#### Input for this task:
++++

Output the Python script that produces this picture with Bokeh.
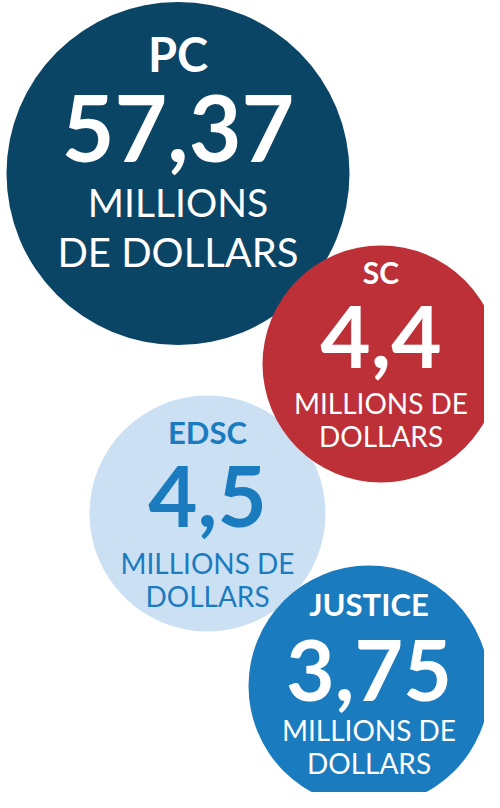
from bokeh.plotting import figure
from bokeh.models import Range1d
from bokeh.core.properties import value
from bokeh.embed import file_html
from bokeh.resources import INLINE

# ---- data ----
departments = ["PC", "EDSC", "SC", "JUSTICE"]
amounts = [57.37, 4.5, 4.4, 3.75]
unit_lines = [["MILLIONS", "DE DOLLARS"],
              ["MILLIONS DE", "DOLLARS"],
              ["MILLIONS DE", "DOLLARS"],
              ["MILLIONS DE", "DOLLARS"]]

# ---- layout (reference pixel coordinates) ----
cx = [185.5, 215, 388.5, 376.5]
cy = [181, 521, 371.5, 693.5]
rad = [171.5, 118, 118.5, 120.5]
fill = ["#0b4566", "#cce0f3", "#bd3038", "#1a7bbf"]
txt_col = ["white", "#1a7bbf", "white", "white"]
# vertical centres of the capitals: name, number, line1, line2
name_y = [61, 439, 279, 611.5]
num_y = [135.5, 503.5, 344.5, 678]
l1_y = [209, 570, 410, 737.5]
l2_y = [259, 603, 443, 770]
name_fs = [47, 31, 30, 31]
num_fs = [91, 85, 87, 84]
l1_fs = [39, 28, 28, 28]
l2_fs = [40, 28, 28, 28]

FONT = "Lato"

p = figure(width=484, height=792, output_backend="svg", toolbar_location=None,
           x_range=Range1d(8, 492), y_range=Range1d(800, 8),
           min_border=0, outline_line_color=None, background_fill_color="white")
p.axis.visible = False
p.grid.visible = False

def fmt(v):
    s = ("%.2f" % v).rstrip("0").rstrip(".")
    return s.replace(".", ",")

for i, d in enumerate(departments):
    p.circle(x=[cx[i]], y=[cy[i]], radius=rad[i], fill_color=fill[i], line_color=None)
    p.text(x=[cx[i]], y=[name_y[i]], text=[d], text_color=txt_col[i],
           text_font=value(FONT), text_font_style="bold",
           text_font_size=f"{name_fs[i]}px", text_align="center", text_baseline="alphabetic")
    p.text(x=[cx[i]], y=[num_y[i]], text=[fmt(amounts[i])], text_color=txt_col[i],
           text_font=value(FONT), text_font_style="bold",
           text_font_size=f"{num_fs[i]}px", text_align="center", text_baseline="alphabetic")
    p.text(x=[cx[i]], y=[l1_y[i]], text=[unit_lines[i][0]], text_color=txt_col[i],
           text_font=value(FONT), text_font_size=f"{l1_fs[i]}px",
           text_align="center", text_baseline="alphabetic")
    p.text(x=[cx[i]], y=[l2_y[i]], text=[unit_lines[i][1]], text_color=txt_col[i],
           text_font=value(FONT), text_font_size=f"{l2_fs[i]}px",
           text_align="center", text_baseline="alphabetic")

open("out.html", "w").write(file_html(p, INLINE))
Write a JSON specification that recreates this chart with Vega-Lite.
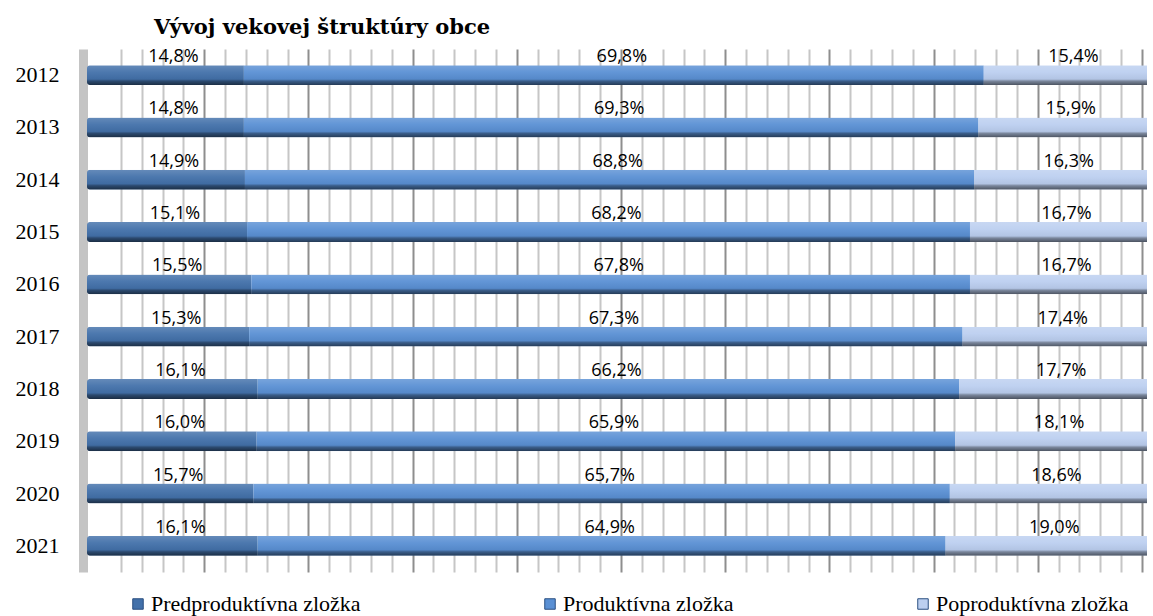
{
  "$schema": "https://vega.github.io/schema/vega-lite/v6.json",
  "width": 1060,
  "height": 523,
  "autosize": {"type": "none"},
  "padding": {"left": 87, "top": 49, "right": 6, "bottom": 44},
  "background": "white",
  "config": {
    "view": {"stroke": null},
    "locale": {"number": {"decimal": ",", "thousands": " ", "grouping": [3], "currency": ["", " €"]}}
  },
  "title": {
    "text": "Vývoj vekovej štruktúry obce",
    "anchor": "start",
    "frame": "group",
    "dx": 67,
    "offset": 10,
    "font": "DejaVu Serif",
    "fontSize": 21,
    "fontWeight": "bold",
    "color": "#000000"
  },
  "data": {
    "values": [
      {"rok": "2012", "zlozka": "Predproduktívna zložka", "k": 1, "podiel": 0.148},
      {"rok": "2012", "zlozka": "Produktívna zložka", "k": 2, "podiel": 0.698},
      {"rok": "2012", "zlozka": "Poproduktívna zložka", "k": 3, "podiel": 0.154},
      {"rok": "2013", "zlozka": "Predproduktívna zložka", "k": 1, "podiel": 0.148},
      {"rok": "2013", "zlozka": "Produktívna zložka", "k": 2, "podiel": 0.693},
      {"rok": "2013", "zlozka": "Poproduktívna zložka", "k": 3, "podiel": 0.159},
      {"rok": "2014", "zlozka": "Predproduktívna zložka", "k": 1, "podiel": 0.149},
      {"rok": "2014", "zlozka": "Produktívna zložka", "k": 2, "podiel": 0.688},
      {"rok": "2014", "zlozka": "Poproduktívna zložka", "k": 3, "podiel": 0.163},
      {"rok": "2015", "zlozka": "Predproduktívna zložka", "k": 1, "podiel": 0.151},
      {"rok": "2015", "zlozka": "Produktívna zložka", "k": 2, "podiel": 0.682},
      {"rok": "2015", "zlozka": "Poproduktívna zložka", "k": 3, "podiel": 0.167},
      {"rok": "2016", "zlozka": "Predproduktívna zložka", "k": 1, "podiel": 0.155},
      {"rok": "2016", "zlozka": "Produktívna zložka", "k": 2, "podiel": 0.678},
      {"rok": "2016", "zlozka": "Poproduktívna zložka", "k": 3, "podiel": 0.167},
      {"rok": "2017", "zlozka": "Predproduktívna zložka", "k": 1, "podiel": 0.153},
      {"rok": "2017", "zlozka": "Produktívna zložka", "k": 2, "podiel": 0.673},
      {"rok": "2017", "zlozka": "Poproduktívna zložka", "k": 3, "podiel": 0.174},
      {"rok": "2018", "zlozka": "Predproduktívna zložka", "k": 1, "podiel": 0.161},
      {"rok": "2018", "zlozka": "Produktívna zložka", "k": 2, "podiel": 0.662},
      {"rok": "2018", "zlozka": "Poproduktívna zložka", "k": 3, "podiel": 0.177},
      {"rok": "2019", "zlozka": "Predproduktívna zložka", "k": 1, "podiel": 0.160},
      {"rok": "2019", "zlozka": "Produktívna zložka", "k": 2, "podiel": 0.659},
      {"rok": "2019", "zlozka": "Poproduktívna zložka", "k": 3, "podiel": 0.181},
      {"rok": "2020", "zlozka": "Predproduktívna zložka", "k": 1, "podiel": 0.157},
      {"rok": "2020", "zlozka": "Produktívna zložka", "k": 2, "podiel": 0.657},
      {"rok": "2020", "zlozka": "Poproduktívna zložka", "k": 3, "podiel": 0.186},
      {"rok": "2021", "zlozka": "Predproduktívna zložka", "k": 1, "podiel": 0.161},
      {"rok": "2021", "zlozka": "Produktívna zložka", "k": 2, "podiel": 0.649},
      {"rok": "2021", "zlozka": "Poproduktívna zložka", "k": 3, "podiel": 0.190}
    ]
  },
  "encoding": {
    "y": {
      "field": "rok",
      "type": "nominal",
      "title": null,
      "scale": {"paddingInner": 0.62, "paddingOuter": 0.31},
      "axis": {
        "ticks": false,
        "labelFont": "Liberation Serif",
        "labelFontSize": 22,
        "labelColor": "#000000",
        "labelPadding": 24,
        "offset": 4,
        "domainColor": "#c4c4c4",
        "domainWidth": 9,
        "grid": false
      }
    },
    "order": {"field": "k", "type": "quantitative"}
  },
  "layer": [
    {
      "mark": {"type": "rule", "opacity": 0},
      "encoding": {
        "x": {
          "datum": 0.5,
          "type": "quantitative",
          "scale": {"domain": [-0.0125, 1.0048], "nice": false, "zero": false},
          "axis": {
            "values": [0.02, 0.04, 0.06, 0.08, 0.12, 0.14, 0.16, 0.18, 0.22, 0.24, 0.26, 0.28, 0.32, 0.34, 0.36, 0.38, 0.42, 0.44, 0.46, 0.48, 0.52, 0.54, 0.56, 0.58, 0.62, 0.64, 0.66, 0.68, 0.72, 0.74, 0.76, 0.78, 0.82, 0.84, 0.86, 0.88, 0.92, 0.94, 0.96, 0.98],
            "grid": true,
            "gridColor": "#c6c6c6",
            "gridWidth": 2,
            "labels": false,
            "ticks": false,
            "domain": false,
            "title": null
          }
        }
      }
    },
    {
      "mark": {"type": "rule", "opacity": 0},
      "encoding": {
        "x": {
          "datum": 0.5,
          "type": "quantitative",
          "scale": {"domain": [-0.0125, 1.0048], "nice": false, "zero": false},
          "axis": {
            "values": [0.1, 0.2, 0.3, 0.4, 0.5, 0.6, 0.7, 0.8, 0.9, 1.0],
            "grid": true,
            "gridColor": "#8e8e8e",
            "gridWidth": 2,
            "labels": false,
            "ticks": false,
            "domain": false,
            "title": null
          }
        }
      }
    },
    {
      "mark": {"type": "bar", "cornerRadiusTopLeft": 3, "cornerRadiusBottomLeft": 3},
      "encoding": {
        "x": {"field": "podiel", "type": "quantitative", "stack": "normalize", "scale": {"domain": [0, 1], "nice": false}, "axis": null},
        "color": {
          "field": "zlozka",
          "type": "nominal",
          "scale": {
            "domain": ["Predproduktívna zložka", "Produktívna zložka", "Poproduktívna zložka"],
            "range": ["#4371aa", "#5a90d4", "#bccff0"]
          },
          "legend": {
            "title": null,
            "orient": "none",
            "direction": "horizontal",
            "legendX": 40,
            "legendY": 544,
            "symbolType": "square",
            "symbolSize": 110,
            "symbolStrokeColor": "#2a4f80",
            "symbolStrokeWidth": 1,
            "labelFont": "Liberation Serif",
            "labelFontSize": 22,
            "labelColor": "#000000",
            "labelOffset": 2,
            "columnPadding": 178,
            "labelLimit": 400
          }
        }
      }
    },
    {
      "mark": {
        "type": "bar",
        "cornerRadiusTopLeft": 3,
        "cornerRadiusBottomLeft": 3,
        "color": {
          "gradient": "linear",
          "x1": 0, "y1": 0, "x2": 0, "y2": 1,
          "stops": [
            {"offset": 0, "color": "rgba(255,255,255,0.18)"},
            {"offset": 0.35, "color": "rgba(255,255,255,0.05)"},
            {"offset": 0.7, "color": "rgba(0,0,0,0.05)"},
            {"offset": 0.8, "color": "rgba(0,0,0,0.35)"},
            {"offset": 1, "color": "rgba(0,0,0,0.6)"}
          ]
        }
      },
      "encoding": {
        "x": {"field": "podiel", "type": "quantitative", "stack": "normalize", "scale": {"domain": [0, 1], "nice": false}, "axis": null}
      }
    },
    {
      "mark": {"type": "text", "dy": -18, "dx": 8, "font": "Open Sans", "fontSize": 18, "color": "#000000"},
      "encoding": {
        "x": {"field": "podiel", "type": "quantitative", "stack": "normalize", "bandPosition": 0.5, "scale": {"domain": [0, 1], "nice": false}, "axis": null},
        "text": {"field": "podiel", "type": "quantitative", "format": ".1%"}
      }
    }
  ],
  "resolve": {"scale": {"x": "independent"}, "axis": {"x": "independent"}}
}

++++

#### Problem to work on:
Return the lines exactly as they stand, from the start of the entries through the line holding "from bokeh.resources import INLINE"; omit the pictures.

#### The response:
Output the Python script that produces this picture with Bokeh.
from bokeh.plotting import figure
from bokeh.models import Range1d
from bokeh.core.properties import value
from bokeh.embed import file_html
from bokeh.resources import INLINE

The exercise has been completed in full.